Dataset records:
--*--

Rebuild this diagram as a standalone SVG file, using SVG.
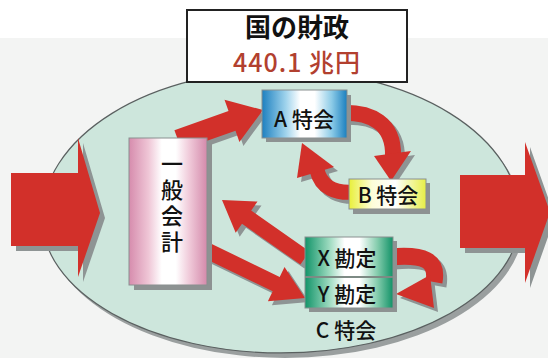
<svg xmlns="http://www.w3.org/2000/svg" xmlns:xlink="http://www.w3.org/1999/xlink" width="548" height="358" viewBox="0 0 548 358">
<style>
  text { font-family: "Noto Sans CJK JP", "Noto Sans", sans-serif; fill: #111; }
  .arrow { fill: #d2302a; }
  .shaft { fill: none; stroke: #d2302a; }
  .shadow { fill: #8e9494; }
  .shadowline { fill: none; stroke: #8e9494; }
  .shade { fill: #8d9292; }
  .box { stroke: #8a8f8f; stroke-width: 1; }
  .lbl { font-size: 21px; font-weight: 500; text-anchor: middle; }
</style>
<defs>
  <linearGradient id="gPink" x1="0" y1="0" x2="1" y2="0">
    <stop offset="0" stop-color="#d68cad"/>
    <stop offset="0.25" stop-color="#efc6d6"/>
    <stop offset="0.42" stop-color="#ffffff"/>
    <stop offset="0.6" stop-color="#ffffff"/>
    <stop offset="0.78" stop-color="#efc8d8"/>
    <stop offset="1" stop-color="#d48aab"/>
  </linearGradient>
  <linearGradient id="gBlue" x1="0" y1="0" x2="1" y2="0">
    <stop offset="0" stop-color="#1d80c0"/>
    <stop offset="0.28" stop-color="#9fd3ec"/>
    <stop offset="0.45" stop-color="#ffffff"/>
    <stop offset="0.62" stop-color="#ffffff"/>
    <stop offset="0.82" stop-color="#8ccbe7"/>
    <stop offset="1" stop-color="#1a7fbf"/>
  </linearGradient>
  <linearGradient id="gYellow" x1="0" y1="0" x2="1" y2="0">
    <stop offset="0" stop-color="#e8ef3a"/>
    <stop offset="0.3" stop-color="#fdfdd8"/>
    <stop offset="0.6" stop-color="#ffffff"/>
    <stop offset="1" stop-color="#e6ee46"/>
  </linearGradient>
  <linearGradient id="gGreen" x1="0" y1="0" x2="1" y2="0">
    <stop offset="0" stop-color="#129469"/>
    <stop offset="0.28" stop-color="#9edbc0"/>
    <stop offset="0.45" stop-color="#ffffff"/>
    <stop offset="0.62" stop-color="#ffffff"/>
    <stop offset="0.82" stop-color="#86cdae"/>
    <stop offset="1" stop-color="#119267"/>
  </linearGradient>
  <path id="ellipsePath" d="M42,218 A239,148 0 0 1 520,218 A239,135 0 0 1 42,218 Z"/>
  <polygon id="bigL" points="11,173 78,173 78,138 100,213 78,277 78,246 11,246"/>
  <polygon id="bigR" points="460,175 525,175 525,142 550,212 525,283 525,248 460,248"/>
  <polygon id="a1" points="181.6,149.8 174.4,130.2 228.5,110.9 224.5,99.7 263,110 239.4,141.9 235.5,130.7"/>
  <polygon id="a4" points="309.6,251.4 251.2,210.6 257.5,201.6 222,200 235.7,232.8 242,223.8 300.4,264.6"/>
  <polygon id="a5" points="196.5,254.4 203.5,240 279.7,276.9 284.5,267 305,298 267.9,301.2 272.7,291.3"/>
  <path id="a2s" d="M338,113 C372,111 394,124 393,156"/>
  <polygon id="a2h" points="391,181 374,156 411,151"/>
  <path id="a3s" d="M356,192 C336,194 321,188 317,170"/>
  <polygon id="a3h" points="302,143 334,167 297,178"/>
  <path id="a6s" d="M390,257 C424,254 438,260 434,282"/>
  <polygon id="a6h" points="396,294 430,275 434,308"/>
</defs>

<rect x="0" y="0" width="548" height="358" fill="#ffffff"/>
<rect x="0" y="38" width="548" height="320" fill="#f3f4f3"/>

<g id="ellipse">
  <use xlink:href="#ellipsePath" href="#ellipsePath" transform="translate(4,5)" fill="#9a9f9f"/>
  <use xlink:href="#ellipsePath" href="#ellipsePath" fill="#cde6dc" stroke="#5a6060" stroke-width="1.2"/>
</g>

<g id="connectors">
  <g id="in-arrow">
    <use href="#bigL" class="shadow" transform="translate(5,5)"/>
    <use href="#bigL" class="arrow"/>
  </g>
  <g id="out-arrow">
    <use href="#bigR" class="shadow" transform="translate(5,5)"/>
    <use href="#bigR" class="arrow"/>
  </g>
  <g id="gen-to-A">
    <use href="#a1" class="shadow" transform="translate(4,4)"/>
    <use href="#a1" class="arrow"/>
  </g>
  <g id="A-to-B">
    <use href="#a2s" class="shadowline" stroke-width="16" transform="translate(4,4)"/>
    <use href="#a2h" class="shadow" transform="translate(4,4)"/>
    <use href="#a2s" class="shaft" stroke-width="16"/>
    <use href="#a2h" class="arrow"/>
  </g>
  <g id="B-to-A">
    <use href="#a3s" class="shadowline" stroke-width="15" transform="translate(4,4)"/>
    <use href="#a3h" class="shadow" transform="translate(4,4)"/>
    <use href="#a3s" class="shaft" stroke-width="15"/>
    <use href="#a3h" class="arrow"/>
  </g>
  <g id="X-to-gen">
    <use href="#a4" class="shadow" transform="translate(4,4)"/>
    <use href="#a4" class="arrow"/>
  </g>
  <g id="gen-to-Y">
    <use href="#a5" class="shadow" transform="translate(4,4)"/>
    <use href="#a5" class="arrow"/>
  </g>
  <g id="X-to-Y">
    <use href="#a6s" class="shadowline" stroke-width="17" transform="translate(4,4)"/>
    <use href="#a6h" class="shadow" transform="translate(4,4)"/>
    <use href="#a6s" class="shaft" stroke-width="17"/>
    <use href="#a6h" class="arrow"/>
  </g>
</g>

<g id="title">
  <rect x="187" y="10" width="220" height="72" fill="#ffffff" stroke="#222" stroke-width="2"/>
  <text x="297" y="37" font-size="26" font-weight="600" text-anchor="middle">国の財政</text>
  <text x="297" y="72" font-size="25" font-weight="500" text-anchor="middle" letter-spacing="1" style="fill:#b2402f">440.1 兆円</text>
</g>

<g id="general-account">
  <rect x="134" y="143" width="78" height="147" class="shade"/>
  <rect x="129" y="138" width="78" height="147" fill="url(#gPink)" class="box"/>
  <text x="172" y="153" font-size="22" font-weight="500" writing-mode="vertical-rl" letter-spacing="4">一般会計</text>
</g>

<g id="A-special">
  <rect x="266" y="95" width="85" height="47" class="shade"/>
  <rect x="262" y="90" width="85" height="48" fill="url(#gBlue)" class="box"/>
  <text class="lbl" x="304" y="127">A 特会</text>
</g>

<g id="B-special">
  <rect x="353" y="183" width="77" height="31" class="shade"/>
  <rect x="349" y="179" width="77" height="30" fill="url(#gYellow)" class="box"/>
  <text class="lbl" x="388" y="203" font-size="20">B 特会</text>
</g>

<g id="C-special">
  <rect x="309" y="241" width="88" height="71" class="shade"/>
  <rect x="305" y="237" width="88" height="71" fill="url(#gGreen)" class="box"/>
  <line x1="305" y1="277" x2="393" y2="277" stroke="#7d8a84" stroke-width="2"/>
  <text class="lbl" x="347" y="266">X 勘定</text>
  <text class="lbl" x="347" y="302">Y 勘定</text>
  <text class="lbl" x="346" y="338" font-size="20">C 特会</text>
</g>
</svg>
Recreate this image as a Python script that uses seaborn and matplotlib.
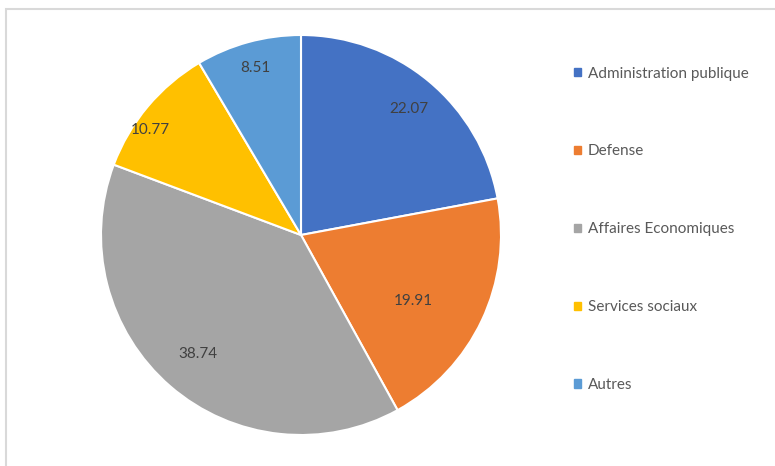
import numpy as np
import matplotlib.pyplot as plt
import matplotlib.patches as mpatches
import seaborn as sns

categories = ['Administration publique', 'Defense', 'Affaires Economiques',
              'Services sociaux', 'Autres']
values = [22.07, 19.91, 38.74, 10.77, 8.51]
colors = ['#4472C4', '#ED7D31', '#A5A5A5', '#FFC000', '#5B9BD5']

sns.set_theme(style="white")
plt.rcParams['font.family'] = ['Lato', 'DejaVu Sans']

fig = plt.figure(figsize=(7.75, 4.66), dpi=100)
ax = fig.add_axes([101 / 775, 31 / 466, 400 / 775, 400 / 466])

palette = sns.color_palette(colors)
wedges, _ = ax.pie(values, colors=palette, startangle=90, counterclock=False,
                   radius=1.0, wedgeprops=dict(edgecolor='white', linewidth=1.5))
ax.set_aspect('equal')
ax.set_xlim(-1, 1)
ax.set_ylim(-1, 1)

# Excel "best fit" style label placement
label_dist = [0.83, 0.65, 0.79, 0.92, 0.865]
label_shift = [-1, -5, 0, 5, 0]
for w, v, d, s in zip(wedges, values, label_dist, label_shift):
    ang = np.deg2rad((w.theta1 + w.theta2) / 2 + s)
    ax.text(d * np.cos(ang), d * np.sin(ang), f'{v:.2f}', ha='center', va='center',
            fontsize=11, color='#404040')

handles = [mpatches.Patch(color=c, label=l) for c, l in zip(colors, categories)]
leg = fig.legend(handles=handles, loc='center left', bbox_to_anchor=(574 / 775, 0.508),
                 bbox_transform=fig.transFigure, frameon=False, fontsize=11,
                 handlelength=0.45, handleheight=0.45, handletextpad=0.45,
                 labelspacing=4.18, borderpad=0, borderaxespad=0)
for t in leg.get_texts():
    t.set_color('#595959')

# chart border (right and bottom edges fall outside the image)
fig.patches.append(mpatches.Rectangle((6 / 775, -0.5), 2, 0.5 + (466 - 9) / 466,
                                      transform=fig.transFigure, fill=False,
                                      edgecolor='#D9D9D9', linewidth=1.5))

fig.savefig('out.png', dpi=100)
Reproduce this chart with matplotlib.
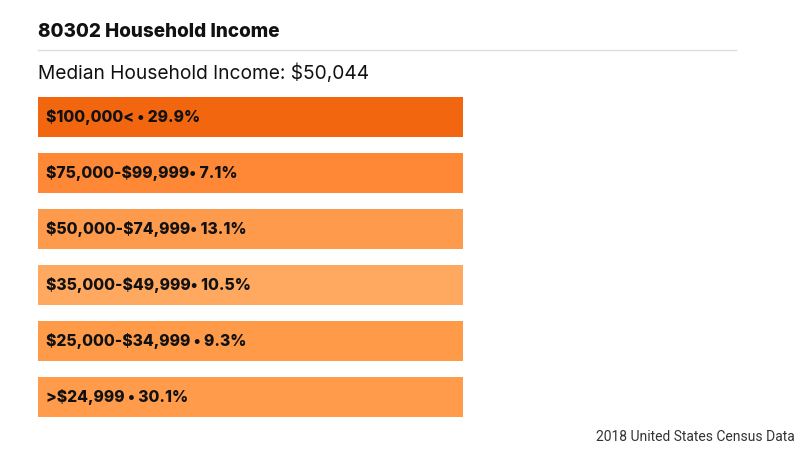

--*--

TASK INSTRUCTIONS: Starting at the line containing "Recreate this image" and ending at the line containing "ax = fig.add_axes([101", copy those lines exactly, both included, and nothing more. Leave out any picture.

COMPLETE RESPONSE:
Recreate this image as a Python script that uses seaborn and matplotlib.
import numpy as np
import matplotlib.pyplot as plt
import matplotlib.patches as mpatches
import seaborn as sns

categories = ['Administration publique', 'Defense', 'Affaires Economiques',
              'Services sociaux', 'Autres']
values = [22.07, 19.91, 38.74, 10.77, 8.51]
colors = ['#4472C4', '#ED7D31', '#A5A5A5', '#FFC000', '#5B9BD5']

sns.set_theme(style="white")
plt.rcParams['font.family'] = ['Lato', 'DejaVu Sans']

fig = plt.figure(figsize=(7.75, 4.66), dpi=100)
ax = fig.add_axes([101 / 775, 31 / 466, 400 / 775, 400 / 466])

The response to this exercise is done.